È la storia di quando, appena quindicenne, finì per due volte in manicomio a causa dei litigi con la madre. Salvo poi essere dimesso, in entrambi i casi, perché non c’erano i presupposti per il ricovero. O ancora, il periodo sulla Garaventa, una nave senza motori che stava perennemente ormeggiata al Molo Vecchio, lungo le banchine di calata Gadda.
Nel 1885 Cesare Lombroso l’aveva definita un «carcere privato», ma dal 1959 era un ente morale legalmente riconosciuto, che faceva parte della galassia di «istituti di rieducazione» ai quali la Repubblica italiana delegava la gestione dei minori «traviati». Una sorta di mondo a parte, dove i “garaventini” come Dura venivano talvolta rinchiusi nella cella di rigore o erano costretti a passare una settimana in silenzio.

La repressione
Ma ricordare quegli anni solo per la loro violenza è sbagliato, o quanto meno limitativo. Sono stati “anche” gli anni di piombo, ma non sono stati “solo” gli anni di piombo. È stata l’epoca delle più importanti conquiste sociali della storia della Repubblica. Semmai il punto è capire come sia successo che un movimento profondamente libertario e progressivo abbia poi scelto la violenza: ed è questa la storia che viene raccontata in Dolore e furore.
Ma c’è anche un aspetto che è rimasto fuori dal libro, perché forse è ancora troppo presto perché possa essere indagato, se non altro per la mancanza di fonti: ovvero, come lo Stato abbia reagito e represso il terrorismo. «Io credevo che lo Stato democratico avesse vinto la guerra contro le Brigate Rosse solo con gli strumenti democratici, ma mi sbagliavo», ha detto Luzzatto. «In realtà, sono state necessarie norme carcerarie sempre più severe».

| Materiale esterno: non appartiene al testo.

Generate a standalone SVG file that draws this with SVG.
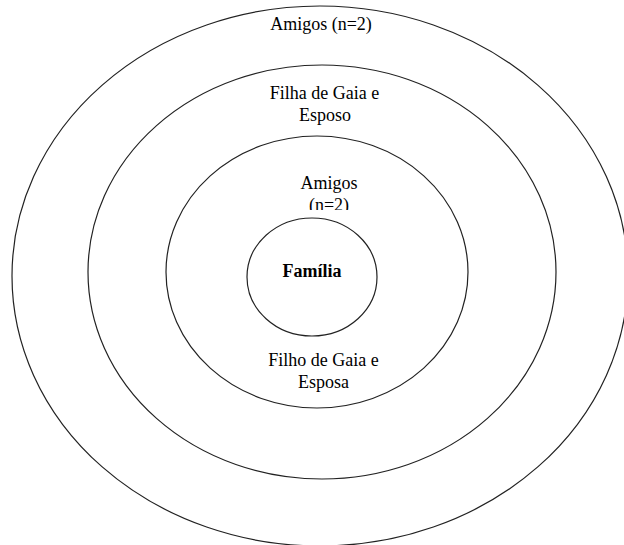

«Io non avevo capito la brutalità di questa repressione, che è passata anche da quelle che oggi noi considereremmo delle forme di tortura, come la privazione del sonno. Qual è stato il prezzo che lo Stato italiano ha dovuto pagare per reprimere veramente il terrorismo?».
«Ecco – ha concluso Luzzatto – a me piacerebbe che il lettore di un libro come il mio, o di altri libri come questo, alla fine avesse delle idee un po’ più chiare, ad esempio su cosa hanno rappresentato gli anni Settanta. Ma che avesse anche qualche domanda in più, o persino un po’ più di confusione. Perché quando pensiamo di aver capito tutto, forse è perché non abbiamo capito niente».